Burge was convicted of perjury and obstruction of justice on June 28, for lying in a civil suit when he denied committing or witnessing torture. More than 100 victims have said the torture started in the 1970s and persisted until the 1990s at police stations on the city’s South and West sides.
He has been free on bond since the five-week trial.
During the trial, felons described beatings, suffocations and games of Russian roulette at the hands of Burge and his men. They also heard from Burge, a decorated former officer and Vietnam veteran who repeatedly denied ever participating in physical abuse or witnessing any during his 28 years with the Police Department.
But for decades, dozens of suspects — almost all of them black men — claimed Burge and his officers tortured them into confessing to crimes ranging from armed robbery to murder.
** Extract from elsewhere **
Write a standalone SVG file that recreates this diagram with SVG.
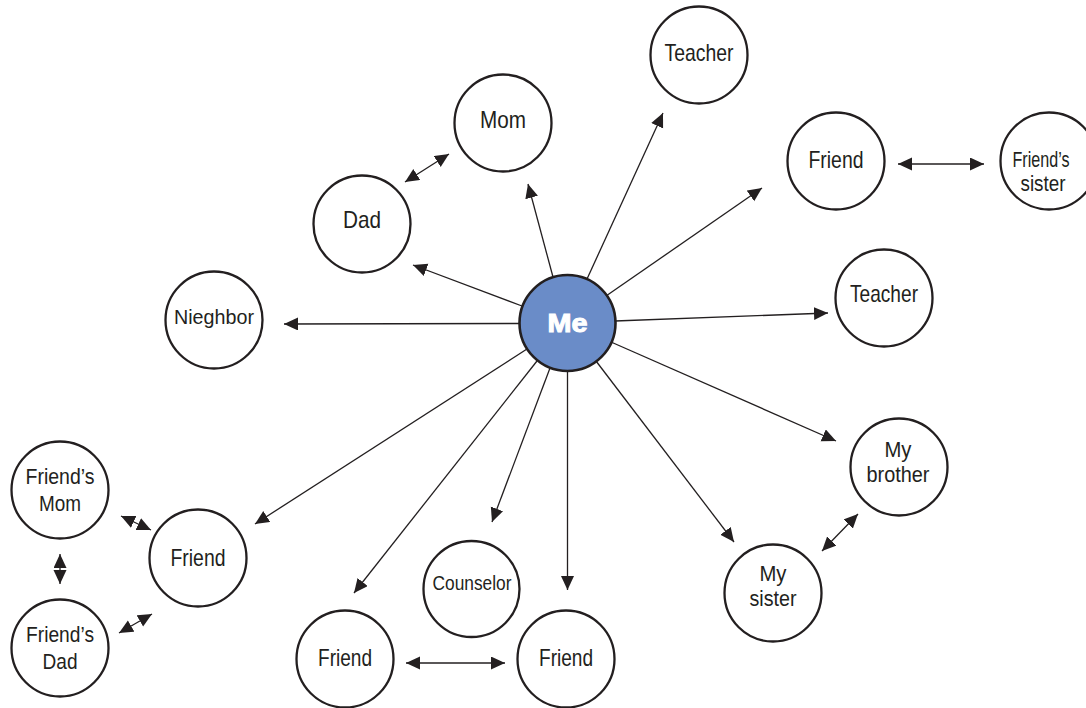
<svg xmlns="http://www.w3.org/2000/svg" width="1086" height="708" viewBox="0 0 1086 708">
<style>
.n{fill:#fff;stroke:#231f20;stroke-width:2.3}
.t{font-family:"Liberation Sans",Arial,sans-serif;font-size:24px;fill:#231f20;text-anchor:middle}
.t2{font-size:22px}
.s{font-size:20px}
.c{fill:none;stroke:#231f20;stroke-width:1.3}
.me{fill:#6a8cc8;stroke:#231f20;stroke-width:2.6}
.mt{font-family:"Liberation Sans",Arial,sans-serif;font-size:25px;font-weight:bold;fill:#fff;stroke:#fff;stroke-width:1;text-anchor:middle}
</style>
<defs>
<marker id="ah" markerUnits="userSpaceOnUse" markerWidth="15" markerHeight="14" refX="14" refY="6.5" orient="auto-start-reverse" viewBox="0 0 15 14">
<path d="M0,0 L14,6.5 L0,13 z" fill="#231f20"/>
</marker>
</defs>
<g id="connectors">
<line class="c" x1="587" y1="279" x2="663" y2="113" marker-end="url(#ah)"/>
<line class="c" x1="553" y1="277" x2="528" y2="184" marker-end="url(#ah)"/>
<line class="c" x1="522" y1="306" x2="413" y2="265" marker-end="url(#ah)"/>
<line class="c" x1="519" y1="323.5" x2="284" y2="324" marker-end="url(#ah)"/>
<line class="c" x1="606" y1="296" x2="762" y2="188" marker-end="url(#ah)"/>
<line class="c" x1="615" y1="321" x2="828" y2="313" marker-end="url(#ah)"/>
<line class="c" x1="611" y1="342" x2="836" y2="441" marker-end="url(#ah)"/>
<line class="c" x1="596" y1="361" x2="734" y2="542" marker-end="url(#ah)"/>
<line class="c" x1="567.5" y1="371" x2="567.5" y2="590" marker-end="url(#ah)"/>
<line class="c" x1="550" y1="368" x2="492" y2="522" marker-end="url(#ah)"/>
<line class="c" x1="537" y1="361" x2="354" y2="593" marker-end="url(#ah)"/>
<line class="c" x1="527" y1="349" x2="255" y2="524" marker-end="url(#ah)"/>
<line class="c" x1="405" y1="182" x2="449" y2="154" marker-start="url(#ah)" marker-end="url(#ah)"/>
<line class="c" x1="898" y1="164" x2="984" y2="164" marker-start="url(#ah)" marker-end="url(#ah)"/>
<line class="c" x1="822" y1="551" x2="858" y2="514" marker-start="url(#ah)" marker-end="url(#ah)"/>
<line class="c" x1="406" y1="663" x2="505" y2="663" marker-start="url(#ah)" marker-end="url(#ah)"/>
<line class="c" x1="121" y1="516" x2="151" y2="530" marker-start="url(#ah)" marker-end="url(#ah)"/>
<line class="c" x1="60" y1="554" x2="60" y2="584" marker-start="url(#ah)" marker-end="url(#ah)"/>
<line class="c" x1="119" y1="633" x2="152" y2="614" marker-start="url(#ah)" marker-end="url(#ah)"/>
</g>
<g id="me"><circle class="me" cx="567.5" cy="323" r="48"/><text class="mt" x="567.5" y="332" textLength="40" lengthAdjust="spacingAndGlyphs">Me</text></g>
<g id="teacher-top"><circle class="n" cx="699" cy="55" r="48.5"/><text class="t" x="699" y="61" textLength="69" lengthAdjust="spacingAndGlyphs">Teacher</text></g>
<g id="mom"><circle class="n" cx="503" cy="123" r="48.5"/><text class="t" x="503" y="128" textLength="46" lengthAdjust="spacingAndGlyphs">Mom</text></g>
<g id="dad"><circle class="n" cx="362" cy="224" r="48.5"/><text class="t" x="362" y="228" textLength="38" lengthAdjust="spacingAndGlyphs">Dad</text></g>
<g id="friend-tr"><circle class="n" cx="836" cy="161" r="48.5"/><text class="t" x="836" y="168" textLength="55" lengthAdjust="spacingAndGlyphs">Friend</text></g>
<g id="friends-sister"><circle class="n" cx="1049" cy="161" r="48.5"/><text class="t t2" x="1041" y="167" textLength="57" lengthAdjust="spacingAndGlyphs">Friend’s</text><text class="t t2" x="1043" y="191" textLength="45" lengthAdjust="spacingAndGlyphs">sister</text></g>
<g id="nieghbor"><circle class="n" cx="214" cy="320" r="48.5"/><text class="t s" x="214" y="324" textLength="80" lengthAdjust="spacingAndGlyphs">Nieghbor</text></g>
<g id="teacher-right"><circle class="n" cx="884" cy="298" r="48.5"/><text class="t" x="884" y="302" textLength="68" lengthAdjust="spacingAndGlyphs">Teacher</text></g>
<g id="my-brother"><circle class="n" cx="899" cy="467" r="48.5"/><text class="t t2" x="898" y="457" textLength="27" lengthAdjust="spacingAndGlyphs">My</text><text class="t t2" x="898" y="482" textLength="63" lengthAdjust="spacingAndGlyphs">brother</text></g>
<g id="my-sister"><circle class="n" cx="773" cy="593" r="48.5"/><text class="t t2" x="773" y="581" textLength="27" lengthAdjust="spacingAndGlyphs">My</text><text class="t t2" x="773" y="606" textLength="47" lengthAdjust="spacingAndGlyphs">sister</text></g>
<g id="counselor"><circle class="n" cx="471.5" cy="589" r="48"/><text class="t s" x="472" y="590" textLength="79" lengthAdjust="spacingAndGlyphs">Counselor</text></g>
<g id="friend-bl"><circle class="n" cx="345" cy="659" r="48.5"/><text class="t" x="345" y="666" textLength="54" lengthAdjust="spacingAndGlyphs">Friend</text></g>
<g id="friend-br"><circle class="n" cx="566" cy="659" r="48.5"/><text class="t" x="566" y="666" textLength="54" lengthAdjust="spacingAndGlyphs">Friend</text></g>
<g id="friend-left"><circle class="n" cx="198" cy="558" r="48.5"/><text class="t" x="198" y="566" textLength="55" lengthAdjust="spacingAndGlyphs">Friend</text></g>
<g id="friends-mom"><circle class="n" cx="60" cy="490" r="48.5"/><text class="t t2" x="60" y="484" textLength="69" lengthAdjust="spacingAndGlyphs">Friend’s</text><text class="t t2" x="60" y="511" textLength="42" lengthAdjust="spacingAndGlyphs">Mom</text></g>
<g id="friends-dad"><circle class="n" cx="60" cy="648" r="48.5"/><text class="t t2" x="60" y="642" textLength="68" lengthAdjust="spacingAndGlyphs">Friend’s</text><text class="t t2" x="60" y="669" textLength="35" lengthAdjust="spacingAndGlyphs">Dad</text></g>
</svg>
Former Gov. George Ryan released four condemned men from death row in 2003 after Ryan said Burge had extracted confessions from them using torture.
The allegations of torture and coerced confessions eventually led to a still-standing moratorium on Illinois’ death penalty and the emptying of death row — moves credited with re-igniting the global fight against capital punishment.
But they also earned Chicago a reputation as a haven for rogue cops, a place where police could abuse suspects without notice or punishment.